I love zombies. I know the market has been a bit flooded recently with zombie…stuff, but State of Decay did it right. You play a whole team of people, all of whom live together in a safe house, in the middle of a town filled with the undead. Quests include finding more survivors, finding food and medications, and killing hordes of the walking gross.

There’s nothing more satisfying than taking out a whole horde in the Honda Civic you just hotwired.

This edition is an improvement to the graphics, bumping it up to 1080p. It also includes a few more missions, and a new character.

— Al Rosenberg

Mighty No. 9 Comcept/Inti Creates Comcept April, 2015 (Tentative)Mighty No. 9

Comcept/Inti Creates
April, 2015 (Tentative)
Win, OS X, Linux, 3DS, Wii U, PS3, PS4, Vita, Xbox 360, Xbox One

So, I’ve never really properly played a Mega Man game before. I love the design, gameplay, and progression of the series but I never owned the games myself or played through any of them fully. So with Mighty No. 9 I feel like this is my chance to catch up.

I really enjoy that this comes off as a fully realised and evolved version of the Mega Man games. With the co-creator and illustrator for Mega Man himself, Keiji Inafune, behind the project I’m confident that my hopes might just pay off. It’s also been especially heartening to see how much has been put in thanks to the fans who backed the Kickstarter. Thanks to the success of its crowdfunding, I can only imagine what a delight this game will be with more modern and fleshed out platformer mechanics, and a truly bright and eye-popping visual flair to its design.
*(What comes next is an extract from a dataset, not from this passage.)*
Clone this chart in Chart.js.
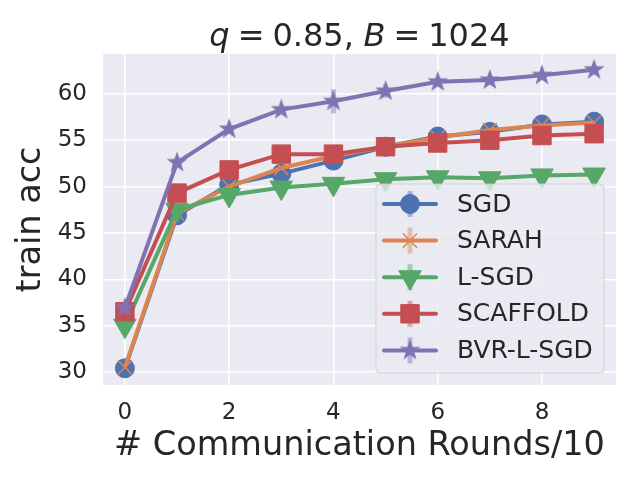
<!DOCTYPE html>
<html>
<head>
<meta charset="utf-8">
<script src="https://cdn.jsdelivr.net/npm/chart.js@4/dist/chart.umd.min.js"></script>
<style>
  html, body { margin: 0; padding: 0; background: #fff; }
  #wrap { width: 640px; height: 480px; }
</style>
</head>
<body>
<div id="wrap"><canvas id="myChart" width="640" height="480"></canvas></div>
<script>
// values
let rounds = [0, 1, 2, 3, 4, 5, 6, 7, 8, 9];
let xTicks = [0, 2, 4, 6, 8];
let yTicks = [30, 35, 40, 45, 50, 55, 60];

let names = ['SGD', 'SARAH', 'L-SGD', 'SCAFFOLD', 'BVR-L-SGD'];
let sgd      = [30.4, 46.9, 50.2, 51.4, 52.8, 54.3, 55.4, 55.9, 56.7, 57.0];
let sarah    = [30.5, 47.1, 50.0, 52.0, 53.3, 54.3, 55.3, 56.1, 56.6, 56.9];
let lsgd     = [35.0, 47.5, 49.1, 49.9, 50.3, 50.8, 51.0, 50.9, 51.2, 51.3];
let scaffold = [36.5, 49.3, 51.8, 53.5, 53.5, 54.3, 54.7, 55.0, 55.5, 55.7];
let bvr      = [36.9, 52.6, 56.2, 58.3, 59.2, 60.3, 61.3, 61.5, 62.0, 62.6];

// error bar half-heights
let sgdErr      = [0.3, 0.4, 0.4, 0.3, 0.3, 0.3, 0.4, 0.3, 0.3, 0.3];
let sarahErr    = [0.3, 0.4, 0.3, 0.3, 0.3, 0.3, 0.3, 0.5, 0.3, 0.3];
let lsgdErr     = [0.3, 0.3, 0.4, 0.3, 0.3, 0.3, 0.3, 0.3, 0.3, 0.3];
let scaffoldErr = [0.3, 0.6, 0.3, 0.3, 0.4, 0.3, 0.3, 0.3, 0.3, 0.3];
let bvrErr      = [0.3, 0.5, 0.4, 0.3, 1.3, 0.7, 0.3, 0.3, 0.3, 0.3];

let colors = ['#4C72B0', '#DD8452', '#55A868', '#C44E52', '#8172B3'];
let faded  = ['rgba(76,114,176,0.45)', 'rgba(221,132,82,0.45)', 'rgba(85,168,104,0.45)',
              'rgba(196,78,82,0.45)', 'rgba(129,114,179,0.45)'];
let textColor = '#262626';

// filled star marker (Chart.js 'star' is only lines)
function starImage(color) {
    let c = document.createElement('canvas');
    c.width = 26; c.height = 26;
    let g = c.getContext('2d');
    g.fillStyle = color;
    g.beginPath();
    for (let k = 0; k < 10; k++) {
        let r = (k % 2 === 0) ? 11 : 4.4;
        let a = -Math.PI / 2 + k * Math.PI / 5;
        let px = 13 + r * Math.cos(a), py = 13 + r * Math.sin(a);
        if (k === 0) g.moveTo(px, py); else g.lineTo(px, py);
    }
    g.closePath();
    g.fill();
    return c;
}

let series = [sgd, sarah, lsgd, scaffold, bvr];
let errors = [sgdErr, sarahErr, lsgdErr, scaffoldErr, bvrErr];
let markers = [
    {pointStyle: 'circle', radius: 9.5, rotation: 0, borderWidth: 1},
    {pointStyle: 'crossRot', radius: 10, rotation: 0, borderWidth: 1.5},
    {pointStyle: 'triangle', radius: 13, rotation: 180, borderWidth: 1},
    {pointStyle: 'rect', radius: 13, rotation: 0, borderWidth: 1},
    {pointStyle: starImage(colors[4]), radius: 11, rotation: 0, borderWidth: 1}
];

let datasets = series.map((vals, i) => ({
    label: names[i],
    data: vals.map((v, j) => ({x: rounds[j], y: v})),
    borderColor: colors[i],
    backgroundColor: colors[i],
    borderWidth: 4,
    tension: 0,
    fill: false,
    pointStyle: markers[i].pointStyle,
    pointRadius: markers[i].radius,
    pointRotation: markers[i].rotation,
    pointBorderWidth: markers[i].borderWidth,
    pointBorderColor: colors[i],
    pointBackgroundColor: colors[i],
    order: series.length - i
}));

const bgPlugin = {
    id: 'bg',
    beforeDraw(chart) {
        let a = chart.chartArea, ctx = chart.ctx;
        ctx.save();
        ctx.fillStyle = '#EAEAF2';
        ctx.fillRect(a.left, a.top, a.right - a.left, a.bottom - a.top);
        ctx.restore();
    }
};

const errPlugin = {
    id: 'errbars',
    beforeDatasetsDraw(chart) {
        let ctx = chart.ctx, xs = chart.scales.x, ys = chart.scales.y;
        ctx.save();
        ctx.lineWidth = 5;
        series.forEach((vals, i) => {
            ctx.strokeStyle = faded[i];
            vals.forEach((v, j) => {
                let px = xs.getPixelForValue(rounds[j]);
                ctx.beginPath();
                ctx.moveTo(px, ys.getPixelForValue(v - errors[i][j]));
                ctx.lineTo(px, ys.getPixelForValue(v + errors[i][j]));
                ctx.stroke();
            });
        });
        ctx.restore();
    }
};

// mathtext-like title: italic symbols, tighter spacing around '='
const titlePlugin = {
    id: 'mathTitle',
    afterDraw(chart) {
        let ctx = chart.ctx, a = chart.chartArea;
        let size = 32, gap = 0.25 * size;
        let parts = [
            ['q', 'italic', gap], ['=', 'normal', gap], ['0.85,', 'normal', 0.3 * size],
            ['B', 'italic', gap], ['=', 'normal', gap], ['1024', 'normal', 0]
        ];
        ctx.save();
        ctx.fillStyle = textColor;
        ctx.textBaseline = 'alphabetic';
        ctx.textAlign = 'left';
        let total = 0;
        parts.forEach(p => {
            ctx.font = p[1] + ' ' + size + 'px "DejaVu Sans"';
            total += ctx.measureText(p[0]).width + p[2];
        });
        let x = (a.left + a.right) / 2 - total / 2;
        parts.forEach(p => {
            ctx.font = p[1] + ' ' + size + 'px "DejaVu Sans"';
            ctx.fillText(p[0], x, 46);
            x += ctx.measureText(p[0]).width + p[2];
        });
        ctx.restore();
    }
};

const legendPlugin = {
    id: 'boxLegend',
    afterDraw(chart) {
        let ctx = chart.ctx;
        let bx = 376, by = 184, bw = 228, bh = 189;
        ctx.save();
        ctx.beginPath();
        ctx.roundRect(bx, by, bw, bh, 4);
        ctx.fillStyle = 'rgba(234,234,242,0.8)';
        ctx.fill();
        ctx.strokeStyle = 'rgba(204,204,204,0.8)';
        ctx.lineWidth = 1;
        ctx.stroke();
        names.forEach((name, i) => {
            let cy = 204 + i * 36.6;
            ctx.strokeStyle = colors[i];
            ctx.lineWidth = 4;
            ctx.lineCap = 'round';
            ctx.beginPath();
            ctx.moveTo(384, cy);
            ctx.lineTo(436, cy);
            ctx.stroke();
            ctx.lineCap = 'butt';
            ctx.strokeStyle = faded[i];
            ctx.lineWidth = 5;
            ctx.beginPath();
            ctx.moveTo(410, cy - 13);
            ctx.lineTo(410, cy + 13);
            ctx.stroke();
            ctx.fillStyle = colors[i];
            ctx.strokeStyle = colors[i];
            ctx.lineWidth = markers[i].borderWidth;
            Chart.helpers.drawPoint(ctx, {
                pointStyle: markers[i].pointStyle,
                radius: markers[i].radius,
                rotation: markers[i].rotation,
                borderWidth: markers[i].borderWidth
            }, 410, cy);
            ctx.fillStyle = textColor;
            ctx.font = '25px "DejaVu Sans"';
            ctx.textAlign = 'left';
            ctx.textBaseline = 'middle';
            ctx.fillText(name, 457, cy + 1);
        });
        ctx.restore();
    }
};

let ctx = document.getElementById('myChart').getContext('2d');
let chart = new Chart(ctx, {
    type: 'line',
    data: { datasets: datasets },
    plugins: [bgPlugin, errPlugin, titlePlugin, legendPlugin],
    options: {
        responsive: false,
        animation: false,
        devicePixelRatio: 1,
        events: [],
        layout: { padding: { top: 54, right: 24, left: 0, bottom: 0 } },
        plugins: {
            legend: { display: false },
            title: { display: false },
            tooltip: { enabled: false }
        },
        scales: {
            x: {
                type: 'linear',
                min: -0.42,
                max: 9.42,
                afterBuildTicks: s => { s.ticks = xTicks.map(v => ({value: v})); },
                afterFit: s => { s.height = 95; },
                grid: { color: '#ffffff', lineWidth: 1.5, drawTicks: false },
                border: { display: false },
                ticks: {
                    color: textColor,
                    padding: 14,
                    font: { family: 'DejaVu Sans', size: 23 },
                    maxRotation: 0
                },
                title: {
                    display: true,
                    text: '# Communication Rounds/10',
                    color: textColor,
                    font: { family: 'DejaVu Sans', size: 33.5 },
                    padding: { top: 0, bottom: 14 }
                }
            },
            y: {
                min: 28.6,
                max: 64.3,
                afterBuildTicks: s => { s.ticks = yTicks.map(v => ({value: v})); },
                afterFit: s => { s.width = 103; },
                grid: { color: '#ffffff', lineWidth: 1.5, drawTicks: false },
                border: { display: false },
                ticks: {
                    color: textColor,
                    padding: 16,
                    font: { family: 'DejaVu Sans', size: 23 }
                },
                title: {
                    display: true,
                    text: 'train acc',
                    color: textColor,
                    font: { family: 'DejaVu Sans', size: 33.5 },
                    padding: { top: 11, bottom: 0 }
                }
            }
        }
    }
});
</script>
</body>
</html>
I can’t wait to see what this game is like, even from the sidelines as one of the poor fools who didn’t get to back the Kickstarter page when it was still around. My fingers are crossed that we won’t have to wait too much longer!

— Jules Low

Broken Age Act 2

Double Fine Productions
Double Fine Productions
April 28, 2015
Windows, Mac, Linux (with a different release schedule for consoles.)

Broken Age! Broken Age! BROKEN AGE! Tim Schafer returned to the world of point and click adventure games, and while he seems eager to return to some old favorites (Grim Fandango was recently revived, and he seemed interested in returning to the world of Psychonauts as well), Broken Age feels more like a modern game, aimed at the interests of modern, younger players.
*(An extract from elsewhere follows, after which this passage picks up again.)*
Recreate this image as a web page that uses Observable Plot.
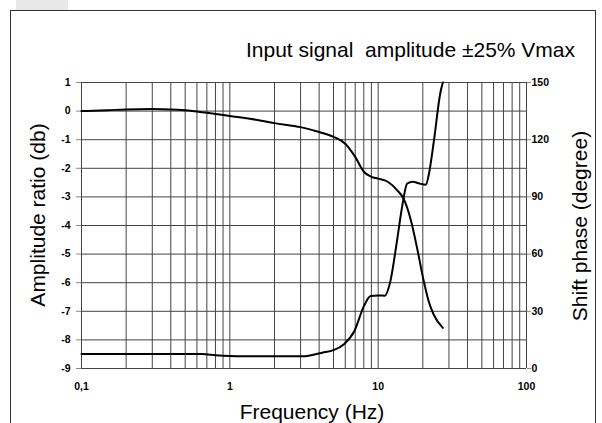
<!DOCTYPE html>
<html>
<head>
<meta charset="utf-8">
<script src="https://cdn.jsdelivr.net/npm/d3@7"></script>
<script src="https://cdn.jsdelivr.net/npm/@observablehq/plot@0.6"></script>
<style>
  html, body { margin: 0; padding: 0; background: #fff; }
  #wrap { position: relative; width: 602px; height: 423px; overflow: hidden; font-family: "Liberation Sans", Arial, sans-serif; }
  #tab { position: absolute; left: 16px; top: 0; width: 52px; height: 10px; background: #e8e8e8; }
  #frame { position: absolute; left: 10px; top: 10px; width: 586px; height: 430px; border: 1.5px solid #333; box-sizing: border-box; }
  #chart { position: absolute; left: 0; top: 0; }
</style>
</head>
<body>
<div id="wrap">
  <div id="tab"></div>
  <div id="frame"></div>
  <div id="chart"></div>
</div>
<script>
// ---- data ----
const ampFreq = [0.1, 0.15, 0.2, 0.3, 0.4, 0.5, 0.7, 1, 1.5, 2, 3, 4, 5, 6, 7, 8, 9, 10, 11.6, 13.4, 14.9, 16.6, 18.4, 20.2, 21.9, 23.7, 27.3];
const ampDb   = [0, 0.03, 0.06, 0.07, 0.06, 0.03, -0.06, -0.17, -0.3, -0.42, -0.56, -0.73, -0.9, -1.14, -1.6, -2.12, -2.3, -2.36, -2.47, -2.76, -3.08, -3.81, -4.85, -5.9, -6.65, -7.12, -7.58];

const phaseFreq = [0.1, 0.65, 0.8, 1.2, 3.1, 4.2, 5, 5.85, 6.9, 8, 8.9, 10, 11.1, 12, 13.4, 14.5, 15.7, 17.1, 19, 21, 21.9, 23.7, 26.3, 27.3];
const phaseDeg  = [7.6, 7.6, 7.0, 6.4, 6.4, 8.3, 9.6, 12.6, 19.5, 32.6, 38, 38.3, 38.2, 44.7, 67, 84.8, 97, 98, 97, 96.4, 101.4, 118.8, 144.9, 150];

const xTicks = [0.1, 1, 10, 100];
const xTickLabels = ["0,1", "1", "10", "100"];
const dbTicks = [1, 0, -1, -2, -3, -4, -5, -6, -7, -8, -9];
const degTicks = [0, 30, 60, 90, 120, 150];
const gridFreq = [];
for (const dec of [0.1, 1, 10]) for (let k = 1; k <= 9; k++) gridFreq.push(+(dec * k).toPrecision(3));
gridFreq.push(100);

const titleText = "Input signal  amplitude \u00b125% Vmax";
const yLabelLeft = "Amplitude ratio (db)";
const yLabelRight = "Shift phase (degree)";
const xLabel = "Frequency (Hz)";

// phase (deg) mapped onto the dB axis: 0..150 deg <-> -9..1 dB
const degToY = d => d / 15 - 9;
const yToDeg = y => Math.round((y + 9) * 15);

const amp = ampFreq.map((f, i) => ({f, v: ampDb[i]}));
const phase = phaseFreq.map((f, i) => ({f, v: phaseDeg[i]}));

const tickFont = {fontWeight: "bold", fontSize: 10.5};

const plot = Plot.plot({
  width: 602,
  height: 423,
  marginLeft: 81,
  marginRight: 76,
  marginTop: 82,
  marginBottom: 55,
  style: {fontFamily: "'Liberation Sans', Arial, sans-serif", background: "transparent", color: "#000"},
  x: {type: "log", domain: [0.1, 100]},
  y: {domain: [-9, 1]},
  marks: [
    Plot.ruleX(gridFreq, {stroke: "#444", strokeWidth: 1}),
    Plot.ruleY(dbTicks, {stroke: "#444", strokeWidth: 1}),
    Plot.axisX({ticks: xTicks, tickFormat: d => xTickLabels[xTicks.indexOf(d)], tickSize: 0, tickPadding: 14, label: null, ...tickFont}),
    Plot.axisY({anchor: "left", ticks: dbTicks, tickFormat: d => String(d), tickSize: 5, tickPadding: 6, stroke: "#888", label: null, ...tickFont}),
    Plot.axisY({anchor: "right", ticks: degTicks.map(degToY), tickFormat: yToDeg, tickSize: 4, tickPadding: 1, stroke: "#888", label: null, ...tickFont}),
    Plot.line(amp, {x: "f", y: "v", curve: "monotone-x", stroke: "#000", strokeWidth: 2}),
    Plot.line(phase, {x: "f", y: d => degToY(d.v), curve: "monotone-x", stroke: "#000", strokeWidth: 2})
  ]
});

const svg = d3.select(plot);
const fam = "'Liberation Sans', Arial, sans-serif";
svg.append("text").attr("x", 575).attr("y", 57).attr("text-anchor", "end")
  .attr("font-family", fam).attr("font-size", 21).attr("fill", "#000").text(titleText);
svg.append("text").attr("transform", "translate(45,215) rotate(-90)").attr("text-anchor", "middle")
  .attr("font-family", fam).attr("font-size", 21).attr("fill", "#000").text(yLabelLeft);
svg.append("text").attr("transform", "translate(587,226) rotate(-90)").attr("text-anchor", "middle")
  .attr("font-family", fam).attr("font-size", 21).attr("fill", "#000").text(yLabelRight);
svg.append("text").attr("x", 312).attr("y", 419).attr("text-anchor", "middle")
  .attr("font-family", fam).attr("font-size", 21).attr("fill", "#000").text(xLabel);

document.getElementById("chart").appendChild(plot);
</script>
</body>
</html>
Sure, I love a lengthy, ponderous adventure game, assembling obscure inventory items and running back and forth between too-large areas. But Broken Age is paced so much better for the 30-year-old Jo who’s gotten home from work and doesn’t have the time or patience for nostalgia anymore. The puzzles are tightly-crafted, and seem to integrate better into the storyline, which is both refreshing and captivating. The bifurcated story, between coddled Shay Volta and maiden sacrifice Vella Tartine, were played separately in Broken Age’s first chapter, and ended on a heluva cliffhanger.

Broken Age was tight, fun, and charming, and I want to see way more from this title.